Understanding malnutrition in India

Malnutrition is one of the largest factors supressing India's spectacular growth. In a country of lunar missions, billionaires, and nuclear power, a staggering 46% of all India children under 5 years old are still underweight. In India, where everything is on a large scale, malnutrition is daunting - an estimated 200 million children are underweight at any given time, with more than 6 million of those children suffering from the worst form of malnutrition, severe acute malnutrition. Experts estimate that malnutrition constitutes over 22% of India's disease burden, making malnutrition one of the nation's largest health threats.

The causes of malnutrition and therefore the solutions to the problem vary as much as the Indian people. To understand and solve malnutrition requires patience, nuance, flexibility, and above all determination.

Follow me as I set out to understand malnutrition in the subcontinent and begin to tackle it

Monday, October 19, 2009

Talk at Columbia University Tuesday October 20th

If you're in the New York area, please come by and listen to my talk tomorrow, Tuesday October 20th at Columbia University:

Title: Childhood Malnutrition in India- on the ground and on the horizon in Madhya Pradesh

Speaker: Caitlin McQuilling, Program Director the Real Medicine Foundation's Malnutrition Eradication Initiative in Madhya Pradesh, India.

Time: 1:00pm to 2:00pm, Tuesday, 20th October, 2009

Venue: 306 Russell Hall, 3rd Floor Library, Teachers College, Columbia University

Organizer: Development in South Asia (DISHA)
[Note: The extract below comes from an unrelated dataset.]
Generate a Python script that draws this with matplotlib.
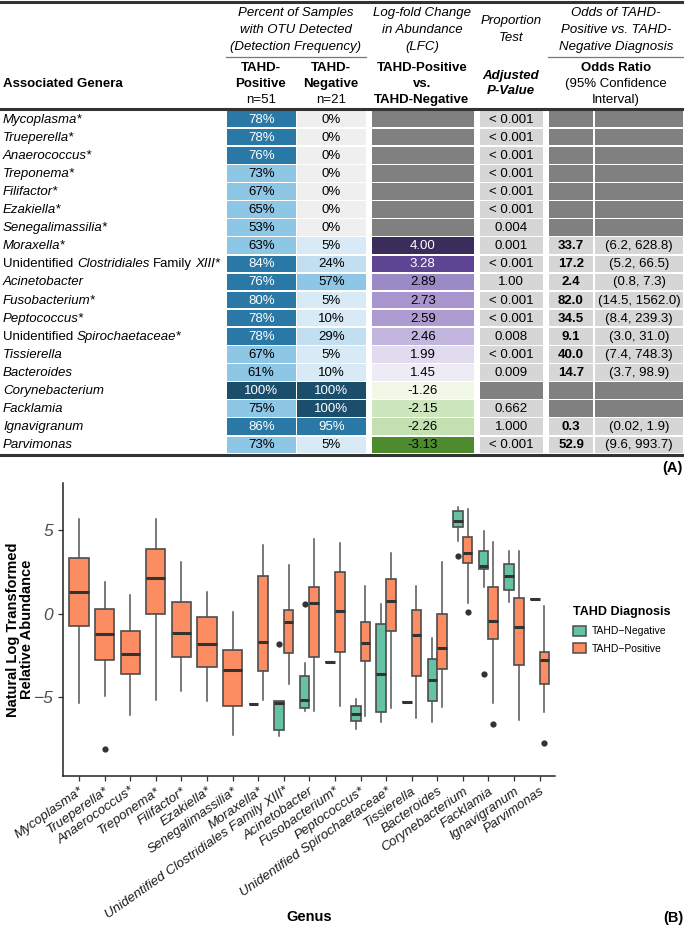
import matplotlib
matplotlib.use("Agg")
import matplotlib.pyplot as plt
from matplotlib.patches import Rectangle, Patch

plt.rcParams['font.family'] = ['Liberation Sans', 'DejaVu Sans']

# ---------------- data ----------------
genera = ["Mycoplasma*", "Trueperella*", "Anaerococcus*", "Treponema*", "Filifactor*",
          "Ezakiella*", "Senegalimassilia*", "Moraxella*",
          "Unidentified Clostridiales Family XIII*", "Acinetobacter", "Fusobacterium*",
          "Peptococcus*", "Unidentified Spirochaetaceae*", "Tissierella", "Bacteroides",
          "Corynebacterium", "Facklamia", "Ignavigranum", "Parvimonas"]
det_pos = [78, 78, 76, 73, 67, 65, 53, 63, 84, 76, 80, 78, 78, 67, 61, 100, 75, 86, 73]
det_neg = [0, 0, 0, 0, 0, 0, 0, 5, 24, 57, 5, 10, 29, 5, 10, 100, 100, 95, 5]
lfc = [None] * 7 + [4.00, 3.28, 2.89, 2.73, 2.59, 2.46, 1.99, 1.45, -1.26, -2.15, -2.26, -3.13]
pval = ["< 0.001"] * 6 + ["0.004", "0.001", "< 0.001", "1.00", "< 0.001", "< 0.001", "0.008",
                          "< 0.001", "0.009", None, "0.662", "1.000", "< 0.001"]
odds = [None] * 7 + [33.7, 17.2, 2.4, 82.0, 34.5, 9.1, 40.0, 14.7, None, None, 0.3, 52.9]
ci = [None] * 7 + ["(6.2, 628.8)", "(5.2, 66.5)", "(0.8, 7.3)", "(14.5, 1562.0)", "(8.4, 239.3)",
                   "(3.0, 31.0)", "(7.4, 748.3)", "(3.7, 98.9)", None, None, "(0.02, 1.9)",
                   "(9.6, 993.7)"]

# box stats (whislo, q1, med, q3, whishi)
pos_stats = [(-5.35, -0.70, 1.32, 3.33, 5.67), (-4.89, -2.77, -1.18, 0.30, 1.93),
             (-6.05, -3.57, -2.40, -1.02, 1.12), (-5.15, -0.02, 2.18, 3.91, 5.69),
             (-4.63, -2.55, -1.14, 0.74, 3.09), (-5.21, -3.17, -1.78, -0.18, 1.30),
             (-7.27, -5.49, -3.33, -2.16, 0.10), (-5.17, -3.43, -1.68, 2.28, 4.11),
             (-4.19, -2.36, -0.50, 0.24, 2.91), (-5.79, -2.55, 0.66, 1.64, 4.47),
             (-5.49, -2.26, 0.16, 2.51, 4.23), (-6.11, -2.84, -1.74, -0.50, 1.70),
             (-5.63, -1.04, 0.80, 2.12, 3.67), (-6.25, -3.69, -1.28, 0.26, 1.70),
             (-5.57, -3.31, -2.04, -0.02, 3.09), (0.64, 3.04, 3.63, 4.61, 6.31),
             (-5.35, -1.52, -0.42, 1.64, 4.33), (-6.37, -3.03, -0.78, 0.94, 3.77),
             (-5.85, -4.21, -2.73, -2.30, 0.50)]
pos_fliers = [[], [-8.08], [], [], [], [], [], [], [], [], [], [], [], [], [], [0.10], [-6.59], [], [-7.71]]
neg_stats = [None] * 7 + [(-5.39, -5.39, -5.39, -5.39, -5.39), (-7.31, -6.93, -5.31, -5.23, -5.23),
                          (-5.79, -5.65, -5.17, -3.71, -2.93), (-2.90, -2.90, -2.90, -2.90, -2.90),
                          (-6.87, -6.43, -5.97, -5.53, -5.09), (-6.45, -5.89, -3.57, -0.62, 0.58),
                          (-5.27, -5.27, -5.27, -5.27, -5.27), (-6.49, -5.23, -3.95, -2.67, -1.42),
                          (4.39, 5.23, 5.59, 6.17, 6.41), (1.64, 2.68, 2.86, 3.77, 4.99),
                          (0.74, 1.44, 2.29, 3.01, 3.79), (0.88, 0.88, 0.88, 0.88, 0.88)]
neg_fliers = [[]] * 8 + [[-1.78], [0.6], [], [], [], [], [], [3.49], [-3.61], [], []]
groups = ["TAHD\u2212Negative", "TAHD\u2212Positive"]

# ---------------- styles ----------------
lfc_colors = [None] * 7 + ["#3c2c5c", "#5d4594", "#9c8ac7", "#a996cf", "#ac9ad1", "#c2b6de",
                           "#e1dbef", "#eeeaf6", "#f1f8e8", "#cde6bd", "#c3e0b0", "#4e8a2e"]
GREEN, ORANGE = "#66c2a5", "#fc8d62"
NA_GRAY, LT_GRAY = "#808080", "#d6d6d6"

def det_color(v):
    if v == 0:
        return "#efefef"
    if v <= 10:
        return "#d8eaf6"
    if v <= 30:
        return "#c2dff1"
    if v < 76:
        return "#8ec6e6"
    if v < 100:
        return "#2a78a5"
    return "#1b4e6b"

W, H = 684, 932
fig = plt.figure(figsize=(W / 100, H / 100), dpi=100)
ax_t = fig.add_axes([0, 0, 1, 1])
ax_t.set_xlim(0, W)
ax_t.set_ylim(H, 0)
ax_t.axis('off')
ax_t.patch.set_alpha(0)
renderer = fig.canvas.get_renderer()

FS = 9.5
# rules
ax_t.plot([0, W], [2, 2], color="#333333", lw=2.2)
ax_t.plot([0, W], [108.5, 108.5], color="#333333", lw=2.2)
ax_t.plot([0, W], [455, 455], color="#333333", lw=2.2)
ax_t.plot([226, 366], [57, 57], color="#777777", lw=0.9)
ax_t.plot([548, W], [57, 57], color="#777777", lw=0.9)

# group headers
def hdr(x, ys, lines, **kw):
    for y, s in zip(ys, lines):
        ax_t.text(x, y, s, ha='center', va='center', fontsize=FS, **kw)

hdr(296, [13, 30, 47], ["Percent of Samples", "with OTU Detected", "(Detection Frequency)"], style='italic')
hdr(422, [13, 30, 47], ["Log-fold Change", "in Abundance", "(LFC)"], style='italic')
hdr(511, [21, 38], ["Proportion", "Test"], style='italic')
hdr(616, [13, 30, 47], ["Odds of TAHD-", "Positive vs. TAHD-", "Negative Diagnosis"], style='italic')
hdr(261, [68, 84], ["TAHD-", "Positive"], weight='bold')
hdr(261, [100], ["n=51"])
hdr(331, [68, 84], ["TAHD-", "Negative"], weight='bold')
hdr(331, [100], ["n=21"])
hdr(422, [68, 84, 100], ["TAHD-Positive", "vs.", "TAHD-Negative"], weight='bold')
hdr(511, [76, 91], ["Adjusted", "P-Value"], weight='bold', style='italic')
hdr(616, [68], ["Odds Ratio"], weight='bold')
hdr(616, [84, 100], ["(95% Confidence", "Interval)"])
ax_t.text(3, 84, "Associated Genera", ha='left', va='center', fontsize=FS, weight='bold')

# measure a space
t1 = ax_t.text(0, 0, "x x", fontsize=FS)
t2 = ax_t.text(0, 0, "xx", fontsize=FS)
SPACE = t1.get_window_extent(renderer).width - t2.get_window_extent(renderer).width
t1.remove(); t2.remove()

cols = {"pos": (226, 296.5), "neg": (296.5, 366.5), "lfc": (371, 474.5),
        "p": (479, 543.5), "or": (548, 594), "ci": (594, 684)}
TOP, RH = 110, 18.1

def cell(col, i, color, text=None, tcolor="black", **kw):
    x0, x1 = cols[col]
    y0 = TOP + i * RH
    ax_t.add_patch(Rectangle((x0 + 0.6, y0 + 0.7), x1 - x0 - 1.2, RH - 1.4,
                             facecolor=color, edgecolor='none'))
    if text is not None:
        ax_t.text((x0 + x1) / 2, y0 + RH / 2 + 0.5, text, ha='center', va='center',
                  fontsize=FS, color=tcolor, **kw)

for i, g in enumerate(genera):
    yc = TOP + i * RH + RH / 2 + 0.5
    x = 3
    for k, word in enumerate(g.split(" ")):
        st = 'normal' if word in ("Unidentified", "Family") else 'italic'
        t = ax_t.text(x, yc, word, ha='left', va='center', fontsize=FS, style=st)
        x += t.get_window_extent(renderer).width + SPACE
    dp = det_pos[i]
    cell("pos", i, det_color(dp), f"{dp}%", "white" if dp >= 76 else "black")
    dn = det_neg[i]
    cell("neg", i, det_color(dn), f"{dn}%", "white" if dn >= 76 else "black")
    if lfc[i] is None:
        cell("lfc", i, NA_GRAY)
    else:
        cell("lfc", i, lfc_colors[i], f"{lfc[i]:.2f}", "white" if lfc[i] >= 3 else "black")
    if pval[i] is None:
        cell("p", i, NA_GRAY)
    else:
        cell("p", i, LT_GRAY, pval[i])
    if odds[i] is None:
        cell("or", i, NA_GRAY)
        cell("ci", i, NA_GRAY)
    else:
        cell("or", i, LT_GRAY, f"{odds[i]:.1f}", weight='bold')
        cell("ci", i, LT_GRAY, ci[i])

ax_t.text(683, 468, "(A)", ha='right', va='center', fontsize=10.5, weight='bold')
ax_t.text(683, 918, "(B)", ha='right', va='center', fontsize=10.5, weight='bold')

# ---------------- boxplot ----------------
ax_b = fig.add_axes([63 / W, 1 - 776 / H, (555 - 63) / W, (776 - 483) / H])
ax_b.patch.set_alpha(0)

def mk(st, fl):
    return dict(whislo=st[0], q1=st[1], med=st[2], q3=st[3], whishi=st[4], fliers=fl)

common = dict(patch_artist=True, showcaps=False,
              medianprops=dict(color="#333333", linewidth=2.2, solid_capstyle='butt'),
              whiskerprops=dict(color="#555555", linewidth=1.1),
              flierprops=dict(marker='o', markerfacecolor="#333333", markeredgecolor='none',
                              markersize=4.5))
for i in range(len(genera)):
    if neg_stats[i] is None:
        pos_x, w = i, 0.75
    else:
        pos_x, w = i + 0.1875, 0.375
        b = ax_b.bxp([mk(neg_stats[i], neg_fliers[i])], positions=[i - 0.1875], widths=[0.375],
                     manage_ticks=False, **common)
        for p in b['boxes']:
            p.set(facecolor=GREEN, edgecolor="#4d4d4d", linewidth=1.2)
    b = ax_b.bxp([mk(pos_stats[i], pos_fliers[i])], positions=[pos_x], widths=[w],
                 manage_ticks=False, **common)
    for p in b['boxes']:
        p.set(facecolor=ORANGE, edgecolor="#4d4d4d", linewidth=1.2)

ax_b.set_xlim(-0.625, 18.6)
ax_b.set_ylim(-9.7, 7.84)
for s in ("top", "right"):
    ax_b.spines[s].set_visible(False)
for s in ("left", "bottom"):
    ax_b.spines[s].set_color("#222222")
    ax_b.spines[s].set_linewidth(1.1)
ax_b.set_xticks(range(len(genera)))
ax_b.set_xticklabels(genera, rotation=35, ha='right', va='top', rotation_mode='anchor',
                     fontsize=9.6, style='italic', color="#1a1a1a")
ax_b.set_yticks([-5, 0, 5])
ax_b.set_yticklabels(["\u22125", "0", "5"], fontsize=12.5, style='italic', color="#4d4d4d")
ax_b.tick_params(axis='both', length=3.5, color="#333333", width=0.9)
ax_b.tick_params(axis='x', pad=3)
ax_b.set_ylabel("Natural Log Transformed\nRelative Abundance", fontsize=10.5, weight='bold',
                linespacing=1.05)
ax_b.yaxis.set_label_coords(-0.058, 0.5)
ax_b.set_xlabel("Genus", fontsize=10.5, weight='bold')
ax_b.xaxis.set_label_coords(0.5, -(910 - 776) / (776 - 483))

handles = [Patch(facecolor=GREEN, edgecolor="#4d4d4d", linewidth=1.1),
           Patch(facecolor=ORANGE, edgecolor="#4d4d4d", linewidth=1.1)]
leg = ax_b.legend(handles, groups, title="TAHD Diagnosis", loc='upper left',
                  bbox_to_anchor=(568 / W, 1 - 601 / H), bbox_transform=fig.transFigure,
                  frameon=False, fontsize=7.5, title_fontproperties={'weight': 'bold', 'size': 9},
                  alignment='left', handlelength=1.2, handleheight=1.1, labelspacing=0.7,
                  borderpad=0, handletextpad=0.6)

fig.savefig("out.png", dpi=100)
India is currently facing its worst drought in 37 years, a drought that is just beginning to have its detrimental effects on those living in rural areas across the country. While the national average for malnutrition in children under 5 is 47%, the rate gets as high as 90% in tribal pockets in MP. Malnutrition has been a chronic problem for years but is now only exacerbated by drought and economic depression. I'd like to talk about the stark ground realities, but also offer some solutions and examples of actions that groups like ours can take and how individuals, even in the US, can help out.